** DO THIS **
Quote the listing below word for word, stopping after the line that contains "const m1Y = [4, 8, 5, 5, 3]".

◆ ◆ ◆ ◆ ◆ ◆ ◆

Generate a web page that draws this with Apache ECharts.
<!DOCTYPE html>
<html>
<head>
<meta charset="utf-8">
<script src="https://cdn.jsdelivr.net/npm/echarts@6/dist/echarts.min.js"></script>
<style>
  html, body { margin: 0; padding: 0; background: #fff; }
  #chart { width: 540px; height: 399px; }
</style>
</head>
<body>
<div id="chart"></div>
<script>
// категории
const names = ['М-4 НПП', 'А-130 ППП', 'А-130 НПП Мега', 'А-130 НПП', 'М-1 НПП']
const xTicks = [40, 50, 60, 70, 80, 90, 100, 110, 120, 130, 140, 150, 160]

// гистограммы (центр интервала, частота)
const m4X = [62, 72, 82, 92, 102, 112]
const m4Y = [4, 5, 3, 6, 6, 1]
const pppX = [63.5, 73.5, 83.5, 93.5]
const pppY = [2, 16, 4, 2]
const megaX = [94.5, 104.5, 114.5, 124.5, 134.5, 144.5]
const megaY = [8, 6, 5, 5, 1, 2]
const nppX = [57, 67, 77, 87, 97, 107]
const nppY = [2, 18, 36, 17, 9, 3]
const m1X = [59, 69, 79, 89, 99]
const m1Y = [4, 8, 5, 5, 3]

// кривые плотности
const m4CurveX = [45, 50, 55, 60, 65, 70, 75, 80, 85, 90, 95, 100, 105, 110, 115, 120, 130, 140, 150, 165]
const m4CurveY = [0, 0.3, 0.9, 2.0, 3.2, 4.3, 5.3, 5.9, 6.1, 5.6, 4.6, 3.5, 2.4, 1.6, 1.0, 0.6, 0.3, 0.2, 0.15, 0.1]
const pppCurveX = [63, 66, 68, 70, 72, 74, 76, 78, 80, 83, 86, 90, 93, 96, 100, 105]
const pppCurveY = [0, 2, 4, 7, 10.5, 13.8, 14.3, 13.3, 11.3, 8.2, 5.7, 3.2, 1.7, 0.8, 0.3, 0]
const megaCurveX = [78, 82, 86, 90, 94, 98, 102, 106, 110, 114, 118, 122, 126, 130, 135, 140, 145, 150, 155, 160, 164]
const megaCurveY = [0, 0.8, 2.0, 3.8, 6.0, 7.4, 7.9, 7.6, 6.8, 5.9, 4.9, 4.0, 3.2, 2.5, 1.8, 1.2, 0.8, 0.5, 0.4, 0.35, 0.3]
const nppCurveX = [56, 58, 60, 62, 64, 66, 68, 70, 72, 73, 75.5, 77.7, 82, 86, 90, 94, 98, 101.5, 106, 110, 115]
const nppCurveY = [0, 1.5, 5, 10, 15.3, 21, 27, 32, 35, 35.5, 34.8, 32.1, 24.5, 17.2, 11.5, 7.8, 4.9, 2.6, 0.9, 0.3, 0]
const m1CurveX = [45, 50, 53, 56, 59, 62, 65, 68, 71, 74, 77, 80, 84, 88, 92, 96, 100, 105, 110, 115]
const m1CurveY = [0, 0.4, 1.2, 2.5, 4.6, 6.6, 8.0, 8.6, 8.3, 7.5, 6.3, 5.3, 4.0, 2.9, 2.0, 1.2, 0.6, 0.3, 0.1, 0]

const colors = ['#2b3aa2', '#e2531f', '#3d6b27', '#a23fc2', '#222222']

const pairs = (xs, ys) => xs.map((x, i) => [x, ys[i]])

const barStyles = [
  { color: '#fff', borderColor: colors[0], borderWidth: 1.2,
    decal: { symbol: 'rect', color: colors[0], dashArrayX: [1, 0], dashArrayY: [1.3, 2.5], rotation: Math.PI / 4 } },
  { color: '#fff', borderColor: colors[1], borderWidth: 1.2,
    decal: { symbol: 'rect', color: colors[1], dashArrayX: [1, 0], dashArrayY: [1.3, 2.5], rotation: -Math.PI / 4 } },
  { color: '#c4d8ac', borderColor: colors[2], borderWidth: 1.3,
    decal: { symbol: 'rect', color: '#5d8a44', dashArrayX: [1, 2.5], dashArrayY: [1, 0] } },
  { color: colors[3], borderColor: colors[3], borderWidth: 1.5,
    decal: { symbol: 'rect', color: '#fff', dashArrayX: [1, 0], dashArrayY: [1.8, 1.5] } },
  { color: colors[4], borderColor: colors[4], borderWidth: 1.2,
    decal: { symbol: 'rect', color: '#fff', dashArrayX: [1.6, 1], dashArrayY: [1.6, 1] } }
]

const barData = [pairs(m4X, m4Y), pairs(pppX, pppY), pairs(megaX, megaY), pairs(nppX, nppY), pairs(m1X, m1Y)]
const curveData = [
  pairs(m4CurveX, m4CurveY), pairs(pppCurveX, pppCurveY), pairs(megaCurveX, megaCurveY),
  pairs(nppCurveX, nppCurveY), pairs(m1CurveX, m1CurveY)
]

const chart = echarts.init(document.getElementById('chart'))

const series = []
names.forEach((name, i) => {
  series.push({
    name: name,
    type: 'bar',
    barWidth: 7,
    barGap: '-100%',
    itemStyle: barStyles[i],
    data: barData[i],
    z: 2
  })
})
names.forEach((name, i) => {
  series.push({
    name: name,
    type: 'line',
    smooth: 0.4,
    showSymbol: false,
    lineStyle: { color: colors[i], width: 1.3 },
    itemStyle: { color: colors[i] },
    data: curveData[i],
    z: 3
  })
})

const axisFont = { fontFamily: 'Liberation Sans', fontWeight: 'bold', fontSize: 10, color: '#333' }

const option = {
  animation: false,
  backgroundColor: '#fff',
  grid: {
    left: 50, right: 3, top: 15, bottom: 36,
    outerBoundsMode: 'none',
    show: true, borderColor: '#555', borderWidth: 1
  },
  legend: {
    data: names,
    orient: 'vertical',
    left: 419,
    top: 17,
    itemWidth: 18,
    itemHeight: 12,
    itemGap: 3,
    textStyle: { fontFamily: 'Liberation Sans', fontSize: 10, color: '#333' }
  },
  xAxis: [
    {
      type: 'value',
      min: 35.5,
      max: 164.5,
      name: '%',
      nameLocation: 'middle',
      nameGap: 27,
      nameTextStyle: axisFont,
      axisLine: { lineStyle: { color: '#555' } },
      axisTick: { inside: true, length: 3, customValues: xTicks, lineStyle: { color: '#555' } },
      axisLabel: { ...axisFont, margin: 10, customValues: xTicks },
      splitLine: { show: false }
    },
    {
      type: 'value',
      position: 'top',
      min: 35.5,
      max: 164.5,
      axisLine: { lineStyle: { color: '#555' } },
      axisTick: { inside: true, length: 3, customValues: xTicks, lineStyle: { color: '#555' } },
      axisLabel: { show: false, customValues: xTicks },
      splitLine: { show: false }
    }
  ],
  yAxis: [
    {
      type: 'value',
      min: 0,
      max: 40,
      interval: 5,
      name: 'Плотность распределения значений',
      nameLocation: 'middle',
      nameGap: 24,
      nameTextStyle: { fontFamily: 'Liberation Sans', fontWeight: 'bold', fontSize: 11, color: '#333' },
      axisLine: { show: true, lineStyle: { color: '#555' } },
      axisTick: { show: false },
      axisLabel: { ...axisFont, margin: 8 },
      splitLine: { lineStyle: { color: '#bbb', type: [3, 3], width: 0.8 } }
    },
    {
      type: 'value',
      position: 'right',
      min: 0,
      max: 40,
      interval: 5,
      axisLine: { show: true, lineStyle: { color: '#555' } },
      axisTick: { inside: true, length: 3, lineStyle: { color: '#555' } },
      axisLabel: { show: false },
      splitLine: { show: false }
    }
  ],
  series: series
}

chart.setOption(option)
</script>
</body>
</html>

◆ ◆ ◆ ◆ ◆ ◆ ◆

** ANSWER TO THIS EXERCISE **
Generate a web page that draws this with Apache ECharts.
<!DOCTYPE html>
<html>
<head>
<meta charset="utf-8">
<script src="https://cdn.jsdelivr.net/npm/echarts@6/dist/echarts.min.js"></script>
<style>
  html, body { margin: 0; padding: 0; background: #fff; }
  #chart { width: 540px; height: 399px; }
</style>
</head>
<body>
<div id="chart"></div>
<script>
// категории
const names = ['М-4 НПП', 'А-130 ППП', 'А-130 НПП Мега', 'А-130 НПП', 'М-1 НПП']
const xTicks = [40, 50, 60, 70, 80, 90, 100, 110, 120, 130, 140, 150, 160]

// гистограммы (центр интервала, частота)
const m4X = [62, 72, 82, 92, 102, 112]
const m4Y = [4, 5, 3, 6, 6, 1]
const pppX = [63.5, 73.5, 83.5, 93.5]
const pppY = [2, 16, 4, 2]
const megaX = [94.5, 104.5, 114.5, 124.5, 134.5, 144.5]
const megaY = [8, 6, 5, 5, 1, 2]
const nppX = [57, 67, 77, 87, 97, 107]
const nppY = [2, 18, 36, 17, 9, 3]
const m1X = [59, 69, 79, 89, 99]
const m1Y = [4, 8, 5, 5, 3]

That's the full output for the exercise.